Menurut Putu, saat ini Pemprov DKI Jakarta melalui Wali Kota Jakarta Utara beserta Dinas Perumahan Rakyat dan Kawasan Permukiman DKI Jakarta perlu mendata jumlah warga dan perahu nelayan, terutama yang berada di bantaran kali atau yang bersinggungan dengan kawasan tanggul. Kemudian, Pemprov DKI Jakarta juga perlu merencanakan relokasi atau lokasi penampungan sementara dengan mempertimbangkan aturan-aturan yang berlaku.
”Proyek pembangunan tanggul itu tidak bisa dilakukan oleh DSDA saja sebagai pelaksana pembangunan. Namun, perlu juga adanya koordinasi dengan berbagai pihak terkait sehingga rencana pembangunan tanggul bisa tercapai sesuai target waktu yang diharapkan,” ujar Putu.

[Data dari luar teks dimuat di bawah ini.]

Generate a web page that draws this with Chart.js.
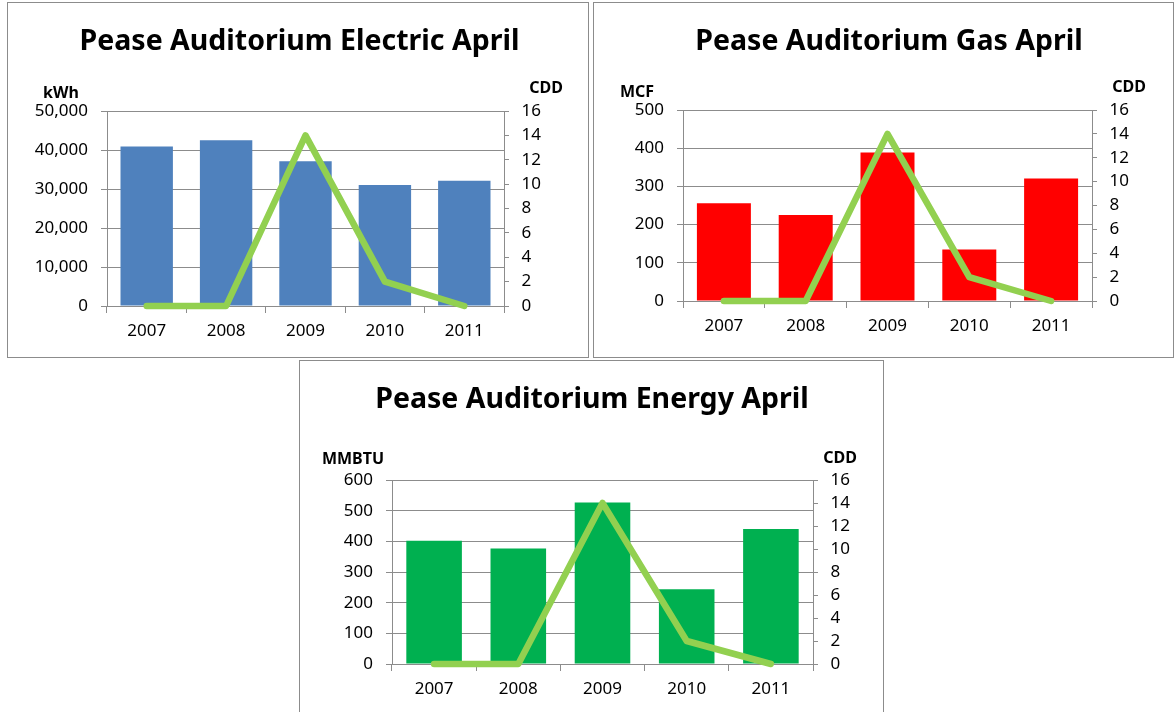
<!DOCTYPE html>
<html lang="en">
<head>
<meta charset="utf-8">
<title>Pease Auditorium April</title>
<script src="https://cdn.jsdelivr.net/npm/chart.js@4.4.0/dist/chart.umd.min.js"></script>
<style>
  html, body { margin: 0; padding: 0; background: #fff; }
  body { width: 1174px; height: 712px; position: relative; overflow: hidden; }
  .frame { position: absolute; border: 1px solid #8c8c8c; box-sizing: border-box; }
  canvas { position: absolute; }
</style>
</head>
<body>
<div class="frame" id="electricFrame"></div>
<canvas id="electricChart"></canvas>
<div class="frame" id="gasFrame"></div>
<canvas id="gasChart"></canvas>
<div class="frame" id="energyFrame"></div>
<canvas id="energyChart"></canvas>

<script>
// categories
const years = ['2007', '2008', '2009', '2010', '2011'];

// cooling degree days (right axis, same on all three charts)
const cddValues = [0, 0, 14, 2, 0];

// bar series
const electricKwh = [40900, 42500, 37100, 31000, 32100];
const gasMcf = [256, 225, 389, 135, 321];
const energyMmbtu = [402, 377, 527, 244, 440];

// tick labels
const kwhTicks = [0, 10000, 20000, 30000, 40000, 50000];
const mcfTicks = [0, 100, 200, 300, 400, 500];
const mmbtuTicks = [0, 100, 200, 300, 400, 500, 600];
const cddTicks = [0, 2, 4, 6, 8, 10, 12, 14, 16];

const gridColor = '#8c8c8c';
const tickFont = { family: "'Noto Sans', sans-serif", size: 17 };

Chart.defaults.font.family = "'Noto Sans', sans-serif";
Chart.defaults.color = '#000';

/**
 * plugin that writes the chart title and the two unit labels
 */
function textPlugin(items) {
    return {
        id: 'boxText',
        afterDraw(chart) {
            const ctx = chart.ctx;
            ctx.save();
            ctx.fillStyle = '#000';
            ctx.textAlign = 'center';
            ctx.textBaseline = 'alphabetic';
            items.forEach(item => {
                ctx.font = `bold ${item.size}px 'Noto Sans', sans-serif`;
                ctx.fillText(item.text, item.x, item.y);
            });
            ctx.restore();
        }
    };
}

function useTicks(values) {
    return scale => {
        scale.ticks = values.map(v => ({ value: v }));
    };
}

/**
 * build one framed chart; box and plot are page coordinates
 */
function makeChart(name, box, plot, barValues, barColor, leftTicks, texts) {
    const frame = document.getElementById(name + 'Frame');
    frame.style.left = box.x + 'px';
    frame.style.top = box.y + 'px';
    frame.style.width = box.w + 'px';
    frame.style.height = box.h + 'px';

    const canvas = document.getElementById(name + 'Chart');
    canvas.width = box.w;
    canvas.height = box.h;
    canvas.style.left = box.x + 'px';
    canvas.style.top = box.y + 'px';

    const items = texts.map(t => ({ text: t.text, size: t.size, x: t.x - box.x, y: t.y - box.y }));

    return new Chart(canvas, {
        type: 'bar',
        data: {
            labels: years,
            datasets: [
                {
                    type: 'line',
                    label: 'CDD',
                    data: cddValues,
                    yAxisID: 'yCdd',
                    borderColor: '#92D050',
                    borderWidth: 6.5,
                    borderCapStyle: 'round',
                    borderJoinStyle: 'round',
                    pointRadius: 0,
                    pointHoverRadius: 0,
                    tension: 0,
                    fill: false,
                    clip: false,
                    order: 0
                },
                {
                    type: 'bar',
                    data: barValues,
                    yAxisID: 'y',
                    backgroundColor: barColor,
                    barPercentage: 0.66,
                    categoryPercentage: 1,
                    order: 1
                }
            ]
        },
        options: {
            responsive: false,
            animation: false,
            events: [],
            layout: { padding: { top: plot.t - box.y, left: 0, right: 0, bottom: 0 } },
            plugins: {
                legend: { display: false },
                tooltip: { enabled: false },
                title: { display: false }
            },
            scales: {
                x: {
                    offset: true,
                    grid: { offset: true, drawOnChartArea: false, drawTicks: true, tickLength: 7, color: gridColor },
                    border: { color: gridColor },
                    ticks: { color: '#000', font: tickFont, padding: 8, maxRotation: 0, autoSkip: false },
                    afterFit: s => { s.height = box.y + box.h - plot.b; }
                },
                y: {
                    position: 'left',
                    min: leftTicks[0],
                    max: leftTicks[leftTicks.length - 1],
                    afterBuildTicks: useTicks(leftTicks),
                    grid: { color: gridColor, tickLength: 6 },
                    border: { color: gridColor },
                    ticks: {
                        color: '#000',
                        font: tickFont,
                        padding: 13,
                        autoSkip: false,
                        callback: v => v.toLocaleString('en-US')
                    },
                    afterFit: s => { s.width = plot.l - box.x; }
                },
                yCdd: {
                    position: 'right',
                    min: cddTicks[0],
                    max: cddTicks[cddTicks.length - 1],
                    afterBuildTicks: useTicks(cddTicks),
                    grid: { drawOnChartArea: false, tickLength: 5, color: gridColor },
                    border: { color: gridColor },
                    ticks: { color: '#000', font: tickFont, padding: 12.5, autoSkip: false },
                    afterFit: s => { s.width = box.x + box.w - plot.r; }
                }
            }
        },
        plugins: [textPlugin(items)]
    });
}

makeChart('electric',
    { x: 7, y: 2, w: 582, h: 356 },
    { l: 107, r: 504, t: 111, b: 306 },
    electricKwh, '#4F81BD', kwhTicks,
    [
        { text: 'Pease Auditorium Electric April', x: 299.5, y: 50, size: 28.5 },
        { text: 'kWh', x: 61, y: 98, size: 16 },
        { text: 'CDD', x: 546, y: 93, size: 16 }
    ]);

makeChart('gas',
    { x: 593, y: 2, w: 581, h: 356 },
    { l: 683, r: 1092, t: 110, b: 301 },
    gasMcf, '#FF0000', mcfTicks,
    [
        { text: 'Pease Auditorium Gas April', x: 889, y: 50, size: 28.5 },
        { text: 'MCF', x: 637, y: 97, size: 16 },
        { text: 'CDD', x: 1129, y: 92, size: 16 }
    ]);

makeChart('energy',
    { x: 299, y: 360, w: 585, h: 356 },
    { l: 392, r: 813, t: 480, b: 664 },
    energyMmbtu, '#00B050', mmbtuTicks,
    [
        { text: 'Pease Auditorium Energy April', x: 592, y: 408, size: 28.5 },
        { text: 'MMBTU', x: 353, y: 464, size: 16 },
        { text: 'CDD', x: 840, y: 463, size: 16 }
    ]);
</script>
</body>
</html>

Putu menambahkan, sejumlah pembangunan tanggul yang sudah terealisasi, antara lain di kluster Pantai Timur Muara Baru (terbangun 3,4 km), kluster Kamal Mutiara (terbangun 0,7 km), sebagian wilayah Kali Blencong (terbangun 1,6 km), sebagian Pantai Mutiara (terbangun 0,3 km), dan sebagian Muara Angke (terbangun 1,7 km).
Terkait kondisi tanggul-tanggul tersebut, Putu menyampaikan, sejauh keseluruhan tanggul yang terbangun masih dalam kondisi baik. Walakin, terdapat beberapa titik yang saat ini terjadi rembesan, seperti di Muara Baru sisi timur.
”Itu terjadi karena tingginya tingkat penurunan tanah yang terjadi di wilayah tersebut sehingga masih diperlukan penyempurnaan kembali,” kata Putu.